Dans la sphère de la circulation, les coopératives d’achat et de vente et les coopératives de crédit prennent toujours plus d’extension. Elles aident les paysans à s’affranchir peu à peu des commerçants et des usuriers qui les exploitaient. Elles facilitent la vente par les paysans de denrées alimentaires et de matières premières agricoles à l’État, la fourniture aux campagnes de moyens de production et d’objets de consommation, l’octroi aux paysans de crédits à bon marché, le développement des caisses d’épargne. Elles favorisent l’association des exploitations paysannes en coopératives de production agricoles.

Les entreprises agricoles d’État sont appelées à jouer un grand rôle dans la transformation socialiste des exploitations paysannes. Au début de 1955, il y avait plus de 100 grandes exploitations agricoles, mécanisées, d’État et plus de 2 000 exploitations agricoles d’État, rattachées à l’administration d’une circonscription ou d’un district, environ 100 stations de machines et de tracteurs, beaucoup de stations de louage et de stations agro-techniques. Les entreprises agricoles d’État apportent aux paysans une aide réelle en leur montrant dans la pratique les avantages de la grande exploitation mécanisée.
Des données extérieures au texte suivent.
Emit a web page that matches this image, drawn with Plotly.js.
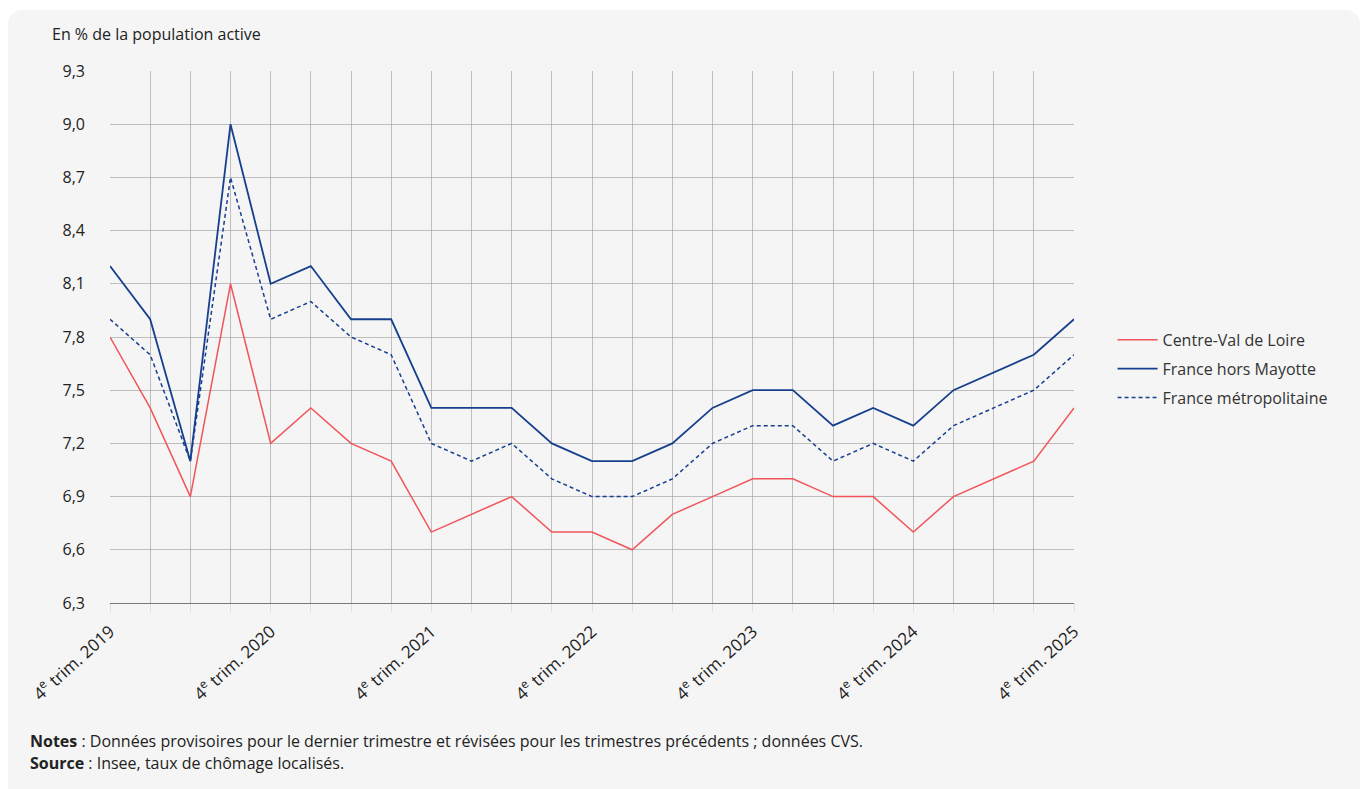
<!DOCTYPE html>
<html><head><meta charset="utf-8">
<script src="https://cdn.plot.ly/plotly-3.0.1.min.js"></script>
<style>
html,body{margin:0;padding:0;background:#fff;width:1368px;height:789px;overflow:hidden;font-family:"Open Sans",sans-serif;}
#panel{position:absolute;left:8px;top:10px;width:1352px;height:790px;background:#f5f5f5;border-radius:14px;}
#chart{position:absolute;left:0;top:0;width:1368px;height:789px;}
.note{position:absolute;left:30px;font-size:16px;color:#222;white-space:nowrap;}
.ytitle{position:absolute;left:52px;top:23px;font-size:16px;color:#222;}
</style></head>
<body>
<div id="panel"></div>
<div id="chart"></div>
<div class="ytitle">En % de la population active</div>
<div class="note" style="top:730px;"><b>Notes</b> : Données provisoires pour le dernier trimestre et révisées pour les trimestres précédents ; données CVS.</div>
<div class="note" style="top:752px;"><b>Source</b> : Insee, taux de chômage localisés.</div>
<script>
const quarters = ["4e trim. 2019","1er trim. 2020","2e trim. 2020","3e trim. 2020","4e trim. 2020","1er trim. 2021","2e trim. 2021","3e trim. 2021","4e trim. 2021","1er trim. 2022","2e trim. 2022","3e trim. 2022","4e trim. 2022","1er trim. 2023","2e trim. 2023","3e trim. 2023","4e trim. 2023","1er trim. 2024","2e trim. 2024","3e trim. 2024","4e trim. 2024","1er trim. 2025","2e trim. 2025","3e trim. 2025","4e trim. 2025"];
const tickLabels = ["4<sup>e</sup> trim. 2019","","","","4<sup>e</sup> trim. 2020","","","","4<sup>e</sup> trim. 2021","","","","4<sup>e</sup> trim. 2022","","","","4<sup>e</sup> trim. 2023","","","","4<sup>e</sup> trim. 2024","","","","4<sup>e</sup> trim. 2025"];
const centreValDeLoire = [7.8,7.4,6.9,8.1,7.2,7.4,7.2,7.1,6.7,6.8,6.9,6.7,6.7,6.6,6.8,6.9,7.0,7.0,6.9,6.9,6.7,6.9,7.0,7.1,7.4];
const franceHorsMayotte = [8.2,7.9,7.1,9.0,8.1,8.2,7.9,7.9,7.4,7.4,7.4,7.2,7.1,7.1,7.2,7.4,7.5,7.5,7.3,7.4,7.3,7.5,7.6,7.7,7.9];
const franceMetro = [7.9,7.7,7.1,8.7,7.9,8.0,7.8,7.7,7.2,7.1,7.2,7.0,6.9,6.9,7.0,7.2,7.3,7.3,7.1,7.2,7.1,7.3,7.4,7.5,7.7];
const yTicks = [6.3,6.6,6.9,7.2,7.5,7.8,8.1,8.4,8.7,9.0,9.3];

const traces = [
 {x:quarters,y:centreValDeLoire,name:"Centre-Val de Loire",legendgroup:"a",mode:"lines",line:{color:"#f0555a",width:1.5}},
 {x:quarters,y:franceHorsMayotte,name:"France hors Mayotte",legendgroup:"b",mode:"lines",line:{color:"#163f8e",width:1.8}},
 {x:quarters,y:franceMetro,name:"France métropolitaine",legendgroup:"c",mode:"lines",line:{color:"#163f8e",width:1.5,dash:"4px,3px"}}
];
const layout = {
 width:1368,height:789,
 paper_bgcolor:"rgba(0,0,0,0)",plot_bgcolor:"rgba(0,0,0,0)",
 margin:{l:110,r:294,t:71,b:186},
 separators:", ",
 font:{family:"Open Sans, sans-serif",size:16,color:"#222"},
 showlegend:true,
 legend:{x:1.04,y:0.44,yanchor:"middle",xanchor:"left",font:{size:16,color:"#333"},bgcolor:"rgba(0,0,0,0)",
   traceorder:"grouped",tracegroupgap:5,itemwidth:40},
 xaxis:{type:"category",range:[0,24],tickmode:"array",tickvals:quarters,ticktext:tickLabels,tickangle:-42,
   showgrid:true,gridcolor:"#9a9a9a",gridwidth:0.6,ticks:"outside",ticklen:8,tickcolor:"#e0e0e0",ticklabelstandoff:3,
   showline:true,linecolor:"#777",linewidth:1,zeroline:false,tickfont:{size:17,color:"#222"}},
 yaxis:{range:[6.3,9.3],tickmode:"array",tickvals:yTicks,tickformat:".1f",showgrid:true,gridcolor:"#9a9a9a",gridwidth:0.6,
   zeroline:false,showline:false,ticks:"",ticklabelstandoff:24,tickfont:{size:16,color:"#222"}}
};
Plotly.newPlot("chart",traces,layout,{displayModeBar:false,staticPlot:true});
</script>
</body></html>
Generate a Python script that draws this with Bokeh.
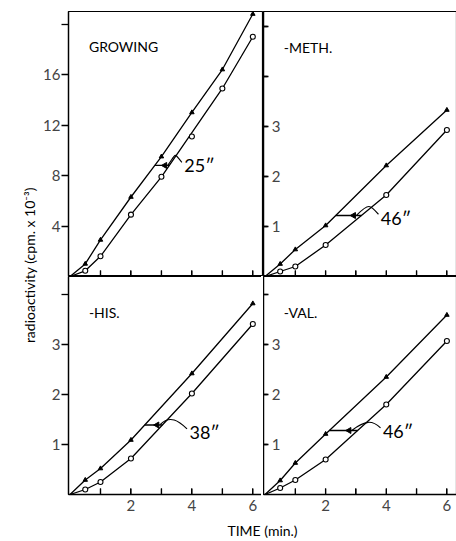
import numpy as np
from bokeh.plotting import figure
from bokeh.models import GridBox, FixedTicker, Range1d
from bokeh.embed import file_html
from bokeh.resources import INLINE
from bokeh.core.properties import value

FONT = "Lato"

# ---- data (time in min, radioactivity in cpm x 10^-3) ----
time_grow = [0, 0.5, 1, 2, 3, 4, 5, 6]
grow_upper = [0, 1.0, 2.9, 6.3, 9.5, 13.0, 16.4, 20.8]
grow_lower = [0, 0.45, 1.6, 4.9, 7.9, 11.1, 14.9, 19.0]
grow_lower_on_curve = [1, 1, 1, 1, 1, 0, 1, 1]

time_std = [0, 0.5, 1, 2, 4, 6]
meth_upper = [0, 0.25, 0.54, 1.02, 2.22, 3.33]
meth_lower = [0, 0.10, 0.20, 0.63, 1.63, 2.93]
his_upper = [0, 0.29, 0.52, 1.09, 2.42, 3.82]
his_lower = [0, 0.10, 0.25, 0.72, 2.02, 3.41]
val_upper = [0, 0.28, 0.63, 1.21, 2.35, 3.59]
val_lower = [0, 0.13, 0.29, 0.70, 1.80, 3.07]

panel_titles = ["GROWING", "-METH.", "-HIS.", "-VAL."]
lag_labels = ["25\u2033", "46\u2033", "38\u2033", "46\u2033"]
lag_levels = [8.8, 1.22, 1.39, 1.28]          # y level of the lag bracket
lag_text_pos = [(3.75, 8.8), (3.82, 1.18), (3.92, 1.26), (3.89, 1.28)]

grow_yticks = [4, 8, 12, 16]
grow_yminor = [20]
small_yticks = [1, 2, 3]
x_major = [2, 4, 6]
x_minor = [1, 3, 5]
x_all = [1, 2, 3, 4, 5, 6]

X_START, X_END = -0.05, 6.35


def make_panel(row, col, ymax, t, up, lo, lo_mask, ymajor, yminor, title, title_y,
               lag_label, lag_y, text_xy):
    left = col == 0
    top = row == 0
    p = figure(frame_width=195 if left else 194, frame_height=265 if top else 218,
               x_range=Range1d(X_START, X_END), y_range=Range1d(0, ymax),
               output_backend="svg", toolbar_location=None,
               min_border_left=26 if left else 0, min_border_right=0,
               min_border_top=11 if top else 0, min_border_bottom=0 if top else 22)
    p.grid.visible = False
    p.outline_line_color = "black"
    p.outline_line_width = 1.2

    # x axis
    xa = p.xaxis[0]
    if top:
        xa.ticker = FixedTicker(ticks=[], minor_ticks=x_all)
    else:
        xa.ticker = FixedTicker(ticks=x_major, minor_ticks=x_minor)
    xa.major_label_text_font = FONT
    xa.major_label_text_font_size = "15px"
    xa.major_label_standoff = 5
    xa.major_tick_in = 6
    xa.major_tick_out = 0
    xa.minor_tick_in = 6
    xa.minor_tick_out = 0
    xa.axis_line_width = 1.3
    # inward tick marks drawn as short rays from the axis, at the tick positions
    p.ray(x=x_all, y=[0] * len(x_all), length=6, length_units="screen",
          angle=np.pi / 2, line_color="black", line_width=1.4)

    # y axis
    ya = p.yaxis[0]
    ya.ticker = FixedTicker(ticks=ymajor, minor_ticks=yminor)
    ya.major_label_text_font = FONT
    ya.major_label_text_font_size = "15px"
    ya.axis_line_width = 1.3
    ya.major_tick_line_width = 1.3
    ya.minor_tick_line_width = 1.3
    if left:
        ya.major_tick_out = 7
        ya.major_tick_in = 0
        ya.minor_tick_out = 7
        ya.minor_tick_in = 0
        ya.major_label_standoff = 1
    else:
        ya.major_tick_out = 0
        ya.major_tick_in = 4
        ya.minor_tick_out = 0
        ya.minor_tick_in = 4
        ya.major_label_standoff = -17
        yt = list(ymajor) + list(yminor)
        p.ray(x=[X_START] * len(yt), y=yt, length=5, length_units="screen", angle=0,
              line_color="black", line_width=1.4)

    # curves
    lt = [a for a, m in zip(t, lo_mask) if m]
    lv = [b for b, m in zip(lo, lo_mask) if m]
    p.line(t, up, line_color="black", line_width=1.3)
    p.line(lt, lv, line_color="black", line_width=1.3)
    p.scatter(t[1:], up[1:], marker="triangle", size=4.5, fill_color="black", line_color="black")
    p.scatter(t[1:], lo[1:], marker="circle", size=5, fill_color="white", line_color="black",
              line_width=1.1)

    # lag bracket between the two curves
    xu = float(np.interp(lag_y, up, t))
    xl = float(np.interp(lag_y, lv, lt))
    p.segment(x0=[xu], y0=[lag_y], x1=[xl], y1=[lag_y], line_color="black", line_width=1.3)
    xa_head = xl - 0.3 * (xl - xu)
    p.scatter([xa_head], [lag_y], marker="triangle", angle=np.pi / 2, size=6,
              fill_color="black", line_color="black")
    tx, ty = text_xy
    dy = 0.03 * ymax
    p.bezier(x0=[tx - 0.08], y0=[ty + 0.4 * dy], x1=[xa_head + 0.1], y1=[lag_y + 0.05 * dy],
             cx0=[tx - 0.35], cy0=[ty + 1.6 * dy], cx1=[xl + 0.25], cy1=[lag_y + 1.6 * dy],
             line_color="black", line_width=1.2)

    p.text([tx], [ty], text=[lag_label], text_font=value(FONT), text_font_size="18px",
           text_baseline="middle", text_align="left", text_color="black")
    p.text([0.62], [title_y], text=[title], text_font=value(FONT), text_font_size="14px",
           text_baseline="middle", text_align="left", text_color="black")
    return p


p_grow = make_panel(0, 0, 21.0, time_grow, grow_upper, grow_lower, grow_lower_on_curve,
                    grow_yticks, grow_yminor, panel_titles[0], 18.2,
                    lag_labels[0], lag_levels[0], lag_text_pos[0])
p_meth = make_panel(0, 1, 5.3, time_std, meth_upper, meth_lower, [1] * len(time_std),
                    small_yticks, [4, 5], panel_titles[1], 4.58,
                    lag_labels[1], lag_levels[1], lag_text_pos[1])
p_his = make_panel(1, 0, 4.36, time_std, his_upper, his_lower, [1] * len(time_std),
                   small_yticks, [4], panel_titles[2], 3.64,
                   lag_labels[2], lag_levels[2], lag_text_pos[2])
p_val = make_panel(1, 1, 4.36, time_std, val_upper, val_lower, [1] * len(time_std),
                   small_yticks, [4], panel_titles[3], 3.64,
                   lag_labels[3], lag_levels[3], lag_text_pos[3])

# global axis titles
ylab_h = 276 + 240
p_ylab = figure(width=40, height=ylab_h, x_range=Range1d(0, 40), y_range=Range1d(0, ylab_h),
                output_backend="svg", toolbar_location=None, min_border=0)
p_ylab.axis.visible = False
p_ylab.grid.visible = False
p_ylab.outline_line_color = None
p_ylab.text([29], [ylab_h - 271], text=["radioactivity (cpm. x 10\u207b\u00b3)"], angle=np.pi / 2,
            text_font=value(FONT), text_font_size="14px", text_align="center",
            text_baseline="middle", text_color="black")

p_xlab = figure(width=455, height=24, x_range=Range1d(0, 455), y_range=Range1d(0, 24),
                output_backend="svg", toolbar_location=None, min_border=0)
p_xlab.axis.visible = False
p_xlab.grid.visible = False
p_xlab.outline_line_color = None
p_xlab.text([262], [10], text=["TIME (min.)"], text_font=value(FONT), text_font_size="14px",
            text_align="center", text_baseline="middle", text_color="black")

grid = GridBox(children=[
    (p_ylab, 0, 0, 2, 1),
    (p_grow, 0, 1), (p_meth, 0, 2),
    (p_his, 1, 1), (p_val, 1, 2),
    (p_xlab, 2, 0, 1, 3),
], spacing=0)

open("out.html", "w").write(file_html(grid, INLINE))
La réalisation graduelle des transformations socialistes dans l’agriculture se déroule au milieu d’une lutte de classe aiguë. Les paysans riches essaient par tous les moyens de faire échouer la coopération, de désorganiser les coopératives ou de les utiliser à leurs fins. Les masses fondamentales de la paysannerie surmontent la résistance des paysans riches et marchent avec assurance dans la voie coopérative qui correspond à leurs intérêts vitaux.

Le groupement des petits artisans individuels en coopératives fait partie intégrante des transformations socialistes réalisées au cours de la période de transition. Orientant le développement de la petite industrie artisanale dans la voie du socialisme, le pouvoir populaire organise les artisans dans les différents types d’artels de coopération artisanale (groupes de production dans l’industrie artisanale, coopératives d’achat et de vente, coopératives de production artisanale).